Israel's planned demolition of Khan Al-Ahmar, a village near Jerusalem in the occupied West Bank, will be postponed until at least mid-December, reported Haaretz.
The new delay was revealed in the state's response to a petition filed by a right-wing pressure group at the Supreme Court.
According to a document submitted to the court on Sunday, Israeli authorities said that the delay was necessary on the basis of the unexpected new elections scheduled for September, after which there will be a new government.
"The timing of the eviction will be set by the government, with attention to all the necessary considerations," it added.

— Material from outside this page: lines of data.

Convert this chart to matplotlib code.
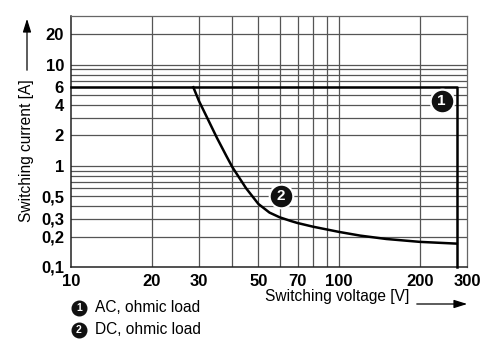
import matplotlib
matplotlib.use('Agg')
import matplotlib.pyplot as plt

plt.rcParams['font.family'] = ['Liberation Sans', 'DejaVu Sans']

# curve 1: AC, ohmic load
ac_v = [10, 275, 275]
ac_i = [6, 6, 0.1]

# curve 2: DC, ohmic load
dc_v = [28.6, 30, 32, 35, 38, 40, 45, 50, 55, 60, 66, 70, 80, 100, 120, 150, 200, 275]
dc_i = [6, 4.4, 3.1, 1.9, 1.25, 0.97, 0.6, 0.42, 0.345, 0.31, 0.285, 0.272, 0.25, 0.222, 0.204, 0.189, 0.177, 0.17]

x_ticks = [10, 20, 30, 50, 70, 100, 200, 300]
x_grid = [20, 30, 40, 50, 60, 70, 80, 90, 100, 200]
y_ticks = [0.1, 0.2, 0.3, 0.5, 1, 2, 4, 6, 10, 20]
y_grid = [0.2, 0.3, 0.4, 0.5, 0.6, 0.7, 0.8, 0.9, 1, 2, 3, 4, 5, 6, 7, 8, 9, 10, 20]

def fmt(v):
    return ('%g' % v).replace('.', ',')

fig = plt.figure(figsize=(5, 3.54), dpi=100)
ax = fig.add_axes([0.142, 0.246, 0.792, 0.709])
ax.set_xscale('log')
ax.set_yscale('log')
ax.set_xlim(10, 300)
ax.set_ylim(0.1, 30.5)

for v in x_grid:
    ax.axvline(v, color='#555555', lw=0.9, zorder=1)
for v in y_grid:
    ax.axhline(v, color='#555555', lw=0.9, zorder=1)

ax.plot(ac_v, ac_i, color='black', lw=1.8, zorder=3, clip_on=False)
ax.plot(dc_v, dc_i, color='black', lw=1.8, zorder=3, solid_joinstyle='round')

ax.set_xticks(x_ticks)
ax.set_xticklabels([fmt(v) for v in x_ticks], fontweight='bold', fontsize=12)
ax.set_xticks([], minor=True)
ax.set_yticks(y_ticks)
ax.set_yticklabels([fmt(v) for v in y_ticks], fontweight='bold', fontsize=12)
ax.set_yticks([], minor=True)
ax.tick_params(length=0, pad=5)

for s in ['top', 'right']:
    ax.spines[s].set_color('#666666')
    ax.spines[s].set_linewidth(0.9)
for s in ['left', 'bottom']:
    ax.spines[s].set_color('#222222')
    ax.spines[s].set_linewidth(1.1)

# numbered markers
for (x, y, n) in [(241, 4.4, '1'), (60.6, 0.50, '2')]:
    ax.plot(x, y, 'o', ms=17, color='#111111', mec='white', mew=1.5, zorder=5)
    ax.text(x, y, n, color='white', fontsize=11, fontweight='bold',
            ha='center', va='center', zorder=6)

# axis labels with arrows
fig.text(27 / 500, 1 - 151 / 354, 'Switching current [A]', rotation=90,
         ha='center', va='center', fontsize=11.2)
ax.annotate('', xy=(27 / 500, 1 - 16 / 354), xytext=(27 / 500, 1 - 73 / 354),
            xycoords='figure fraction',
            arrowprops=dict(arrowstyle='-|>,head_length=0.8,head_width=0.25',
                            color='black', lw=0.9))
fig.text(337 / 500, 1 - 297 / 354, 'Switching voltage [V]',
         ha='center', va='center', fontsize=11.2)
ax.annotate('', xy=(470 / 500, 1 - 304 / 354), xytext=(414 / 500, 1 - 304 / 354),
            xycoords='figure fraction',
            arrowprops=dict(arrowstyle='-|>,head_length=0.8,head_width=0.25',
                            color='black', lw=0.9))

# legend
for (y, n, txt) in [(308, '1', 'AC, ohmic load'), (330, '2', 'DC, ohmic load')]:
    fy = 1 - y / 354
    fig.lines.append(plt.Line2D([79 / 500], [fy], marker='o', ms=10.5,
                                color='#111111', transform=fig.transFigure))
    fig.text(79 / 500, fy, n, color='white', fontsize=7.5, fontweight='bold',
             ha='center', va='center')
    fig.text(95 / 500, fy, txt, ha='left', va='center', fontsize=11.2)

fig.savefig('out.png', dpi=100)
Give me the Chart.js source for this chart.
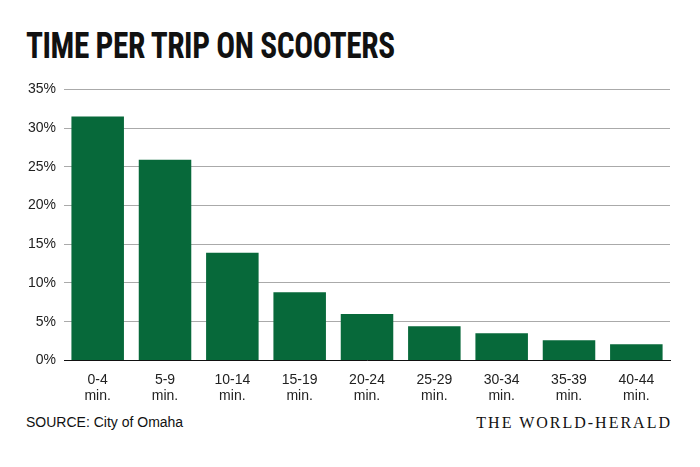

The petition was filed by Regavim, an organisation which takes legal action against so-called "illegal" Palestinian construction (discriminatory Israeli policies routinely deny Palestinians permits).
"The petition asked the court to order the government to justify its refusal to carry out the demolition order against Khan Al-Ahmar, and set a timetable for the eviction," Haaretz reported.
"The state also asked the court to give it until December 16 to respond to this petition, since whatever new government is formed will need time to consider its decision," it added.
In a television interview before April's election, Prime Minister Benjamin Netanyahu was asked why he had not yet destroyed Khan Al-Ahmar.
"It will be done very soon," he responded. "I promised, and it will be done extremely soon."
In response to the latest delay, Israeli opposition figure Moshe Ya'alon criticised the government for not having yet completed the eviction of Khan Al-Ahmar's residents.